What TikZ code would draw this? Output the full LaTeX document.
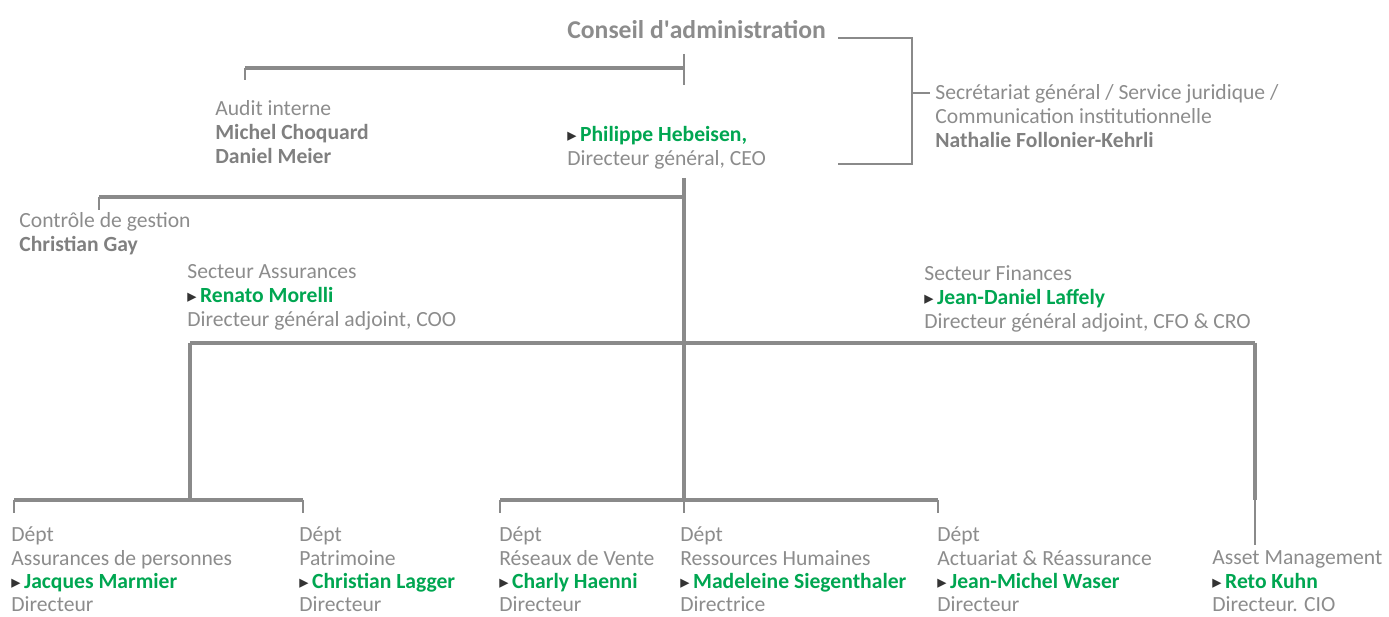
\documentclass[tikz,border=0pt]{standalone}
\usepackage{fontspec}
\setmainfont{Carlito}
\newfontfamily\symfont{DejaVu Sans}
\usepackage{tikz}
\usetikzlibrary{positioning}

\definecolor{txtgray}{HTML}{8C8C8C}
\definecolor{namegray}{HTML}{808080}
\definecolor{linegray}{HTML}{8A8A8A}
\definecolor{namegreen}{HTML}{00A651}
\definecolor{markgray}{HTML}{333333}

\newcommand{\orgtext}[1]{\vtop{\let\\\cr\lineskiplimit=-20pt\halign{##\hfil\cr#1\crcr}}}
\newcommand{\pointer}{{\symfont\fontsize{10.5}{10}\selectfont\color{markgray}▸}\hspace{2pt}}
\newcommand{\boss}[1]{\pointer\textcolor{namegreen}{\textbf{#1}}}

\tikzset{
  label/.style={anchor=base west, inner sep=0pt, text=txtgray,
    font=\fontsize{12.3}{13.66}\selectfont},
  deptlabel/.style={label, font=\fontsize{12.3}{13.1}\selectfont},
  bus/.style={line width=2.8pt, draw=linegray},
  tick/.style={line width=0.7pt, draw=linegray}
}

\begin{document}
\begin{tikzpicture}[x=0.02cm, y=-0.02cm]
    \useasboundingbox (0,0) rectangle (1389,617);

    % Nodes
    \node[label, font=\fontsize{14.6}{16}\selectfont\bfseries] (board) at (567,39) {Conseil d\textquotesingle administration};
    \node[label] (audit) at (215,116) {\orgtext{Audit interne\\ \textcolor{namegray}{\textbf{Michel Choquard}}\\ \textcolor{namegray}{\textbf{Daniel Meier}}}};
    \node[label] (ceo) at (567,142) {\orgtext{\boss{Philippe Hebeisen,}\\ Directeur général, CEO}};
    \node[label] (secr) at (935,100) {\orgtext{Secrétariat général / Service juridique /\\ Communication institutionnelle\\ \textcolor{namegray}{\textbf{Nathalie Follonier-Kehrli}}}};
    \node[label] (ctrl) at (19,228) {\orgtext{Contrôle de gestion\\ \textcolor{namegray}{\textbf{Christian Gay}}}};
    \node[label] (assur) at (187,279) {\orgtext{Secteur Assurances\\ \boss{Renato Morelli}\\ Directeur général adjoint, COO}};
    \node[label] (fin) at (924,281) {\orgtext{Secteur Finances\\ \boss{Jean-Daniel Laffely}\\ Directeur général adjoint, CFO \& CRO}};
    \node[deptlabel] (pers) at (11,542) {\orgtext{Dépt\\ Assurances de personnes\\ \boss{Jacques Marmier}\\ Directeur}};
    \node[deptlabel] (patr) at (299,542) {\orgtext{Dépt\\ Patrimoine\\ \boss{Christian Lagger}\\ Directeur}};
    \node[deptlabel] (vente) at (499,542) {\orgtext{Dépt\\ Réseaux de Vente\\ \boss{Charly Haenni}\\ Directeur}};
    \node[deptlabel] (rh) at (680,542) {\orgtext{Dépt\\ Ressources Humaines\\ \boss{Madeleine Siegenthaler}\\ Directrice}};
    \node[deptlabel] (actu) at (937,542) {\orgtext{Dépt\\ Actuariat \& Réassurance\\ \boss{Jean-Michel Waser}\\ Directeur}};
    \node[deptlabel] (asset) at (1212,565) {\orgtext{Asset Management\\ \boss{Reto Kuhn}\\ Directeur. CIO}};

    % Junctions
    \coordinate (boardtop) at (684,54);
    \coordinate (boardbot) at (684,85);
    \coordinate (auditR) at (684,68);
    \coordinate (auditL) at (245,68);
    \coordinate (auditend) at (245,80);
    \coordinate (ceotop) at (684,178);
    \coordinate (ctrlR) at (684,197);
    \coordinate (ctrlL) at (99,197);
    \coordinate (ctrlend) at (99,210);
    \coordinate (secrA) at (838,38);
    \coordinate (secrB) at (838,164);
    \coordinate (secrmid) at (912,93);
    \coordinate (secrend) at (930,93);
    \coordinate (sectL) at (190,343);
    \coordinate (sectR) at (1255,343);
    \coordinate (assurbus) at (190,500);
    \coordinate (finbus) at (1255,500);
    \coordinate (assetend) at (1255,545);
    \coordinate (persend) at (14,500);
    \coordinate (patrend) at (303,500);
    \coordinate (venteend) at (500,500);
    \coordinate (rhbus) at (684,500);
    \coordinate (actuend) at (938,500);

    % Edges
    \draw[bus] (auditL) -- (auditR);
    \draw[tick] (boardtop) -- (boardbot);
    \draw[tick] (auditL) -- (auditend);
    \draw[tick] (secrA) -| (secrmid) |- (secrB);
    \draw[tick] (secrmid) -- (secrend);
    \draw[bus] (ceotop) -- (rhbus);
    \draw[bus] (ctrlR) -- (ctrlL);
    \draw[tick] (ctrlL) -- (ctrlend);
    \draw[bus] (sectL) -- (sectR);
    \draw[bus] (sectL) -- (assurbus);
    \draw[bus] (sectR) -- (finbus);
    \draw[tick] (finbus) -- (assetend);
    \draw[bus] (persend) -- (patrend);
    \draw[bus] (venteend) -- (actuend);
    \foreach \e in {persend, patrend, venteend, rhbus, actuend}
      \draw[tick] (\e) -- ++(0,13);
\end{tikzpicture}
\end{document}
####
▸ Work to do:
Leave out the pictures and copy the rest of the material above exactly.

▸ The answer:
What TikZ code would draw this? Output the full LaTeX document.
\documentclass[tikz,border=0pt]{standalone}
\usepackage{fontspec}
\setmainfont{Carlito}
\newfontfamily\symfont{DejaVu Sans}
\usepackage{tikz}
\usetikzlibrary{positioning}

\definecolor{txtgray}{HTML}{8C8C8C}
\definecolor{namegray}{HTML}{808080}
\definecolor{linegray}{HTML}{8A8A8A}
\definecolor{namegreen}{HTML}{00A651}
\definecolor{markgray}{HTML}{333333}

\newcommand{\orgtext}[1]{\vtop{\let\\\cr\lineskiplimit=-20pt\halign{##\hfil\cr#1\crcr}}}
\newcommand{\pointer}{{\symfont\fontsize{10.5}{10}\selectfont\color{markgray}▸}\hspace{2pt}}
\newcommand{\boss}[1]{\pointer\textcolor{namegreen}{\textbf{#1}}}

\tikzset{
  label/.style={anchor=base west, inner sep=0pt, text=txtgray,
    font=\fontsize{12.3}{13.66}\selectfont},
  deptlabel/.style={label, font=\fontsize{12.3}{13.1}\selectfont},
  bus/.style={line width=2.8pt, draw=linegray},
  tick/.style={line width=0.7pt, draw=linegray}
}

\begin{document}
\begin{tikzpicture}[x=0.02cm, y=-0.02cm]
    \useasboundingbox (0,0) rectangle (1389,617);

    % Nodes
    \node[label, font=\fontsize{14.6}{16}\selectfont\bfseries] (board) at (567,39) {Conseil d\textquotesingle administration};
    \node[label] (audit) at (215,116) {\orgtext{Audit interne\\ \textcolor{namegray}{\textbf{Michel Choquard}}\\ \textcolor{namegray}{\textbf{Daniel Meier}}}};
    \node[label] (ceo) at (567,142) {\orgtext{\boss{Philippe Hebeisen,}\\ Directeur général, CEO}};
    \node[label] (secr) at (935,100) {\orgtext{Secrétariat général / Service juridique /\\ Communication institutionnelle\\ \textcolor{namegray}{\textbf{Nathalie Follonier-Kehrli}}}};
    \node[label] (ctrl) at (19,228) {\orgtext{Contrôle de gestion\\ \textcolor{namegray}{\textbf{Christian Gay}}}};
    \node[label] (assur) at (187,279) {\orgtext{Secteur Assurances\\ \boss{Renato Morelli}\\ Directeur général adjoint, COO}};
    \node[label] (fin) at (924,281) {\orgtext{Secteur Finances\\ \boss{Jean-Daniel Laffely}\\ Directeur général adjoint, CFO \& CRO}};
    \node[deptlabel] (pers) at (11,542) {\orgtext{Dépt\\ Assurances de personnes\\ \boss{Jacques Marmier}\\ Directeur}};
    \node[deptlabel] (patr) at (299,542) {\orgtext{Dépt\\ Patrimoine\\ \boss{Christian Lagger}\\ Directeur}};
    \node[deptlabel] (vente) at (499,542) {\orgtext{Dépt\\ Réseaux de Vente\\ \boss{Charly Haenni}\\ Directeur}};
    \node[deptlabel] (rh) at (680,542) {\orgtext{Dépt\\ Ressources Humaines\\ \boss{Madeleine Siegenthaler}\\ Directrice}};
    \node[deptlabel] (actu) at (937,542) {\orgtext{Dépt\\ Actuariat \& Réassurance\\ \boss{Jean-Michel Waser}\\ Directeur}};
    \node[deptlabel] (asset) at (1212,565) {\orgtext{Asset Management\\ \boss{Reto Kuhn}\\ Directeur. CIO}};

    % Junctions
    \coordinate (boardtop) at (684,54);
    \coordinate (boardbot) at (684,85);
    \coordinate (auditR) at (684,68);
    \coordinate (auditL) at (245,68);
    \coordinate (auditend) at (245,80);
    \coordinate (ceotop) at (684,178);
    \coordinate (ctrlR) at (684,197);
    \coordinate (ctrlL) at (99,197);
    \coordinate (ctrlend) at (99,210);
    \coordinate (secrA) at (838,38);
    \coordinate (secrB) at (838,164);
    \coordinate (secrmid) at (912,93);
    \coordinate (secrend) at (930,93);
    \coordinate (sectL) at (190,343);
    \coordinate (sectR) at (1255,343);
    \coordinate (assurbus) at (190,500);
    \coordinate (finbus) at (1255,500);
    \coordinate (assetend) at (1255,545);
    \coordinate (persend) at (14,500);
    \coordinate (patrend) at (303,500);
    \coordinate (venteend) at (500,500);
    \coordinate (rhbus) at (684,500);
    \coordinate (actuend) at (938,500);

    % Edges
    \draw[bus] (auditL) -- (auditR);
    \draw[tick] (boardtop) -- (boardbot);
    \draw[tick] (auditL) -- (auditend);
    \draw[tick] (secrA) -| (secrmid) |- (secrB);
    \draw[tick] (secrmid) -- (secrend);
    \draw[bus] (ceotop) -- (rhbus);
    \draw[bus] (ctrlR) -- (ctrlL);
    \draw[tick] (ctrlL) -- (ctrlend);
    \draw[bus] (sectL) -- (sectR);
    \draw[bus] (sectL) -- (assurbus);
    \draw[bus] (sectR) -- (finbus);
    \draw[tick] (finbus) -- (assetend);
    \draw[bus] (persend) -- (patrend);
    \draw[bus] (venteend) -- (actuend);
    \foreach \e in {persend, patrend, venteend, rhbus, actuend}
      \draw[tick] (\e) -- ++(0,13);
\end{tikzpicture}
\end{document}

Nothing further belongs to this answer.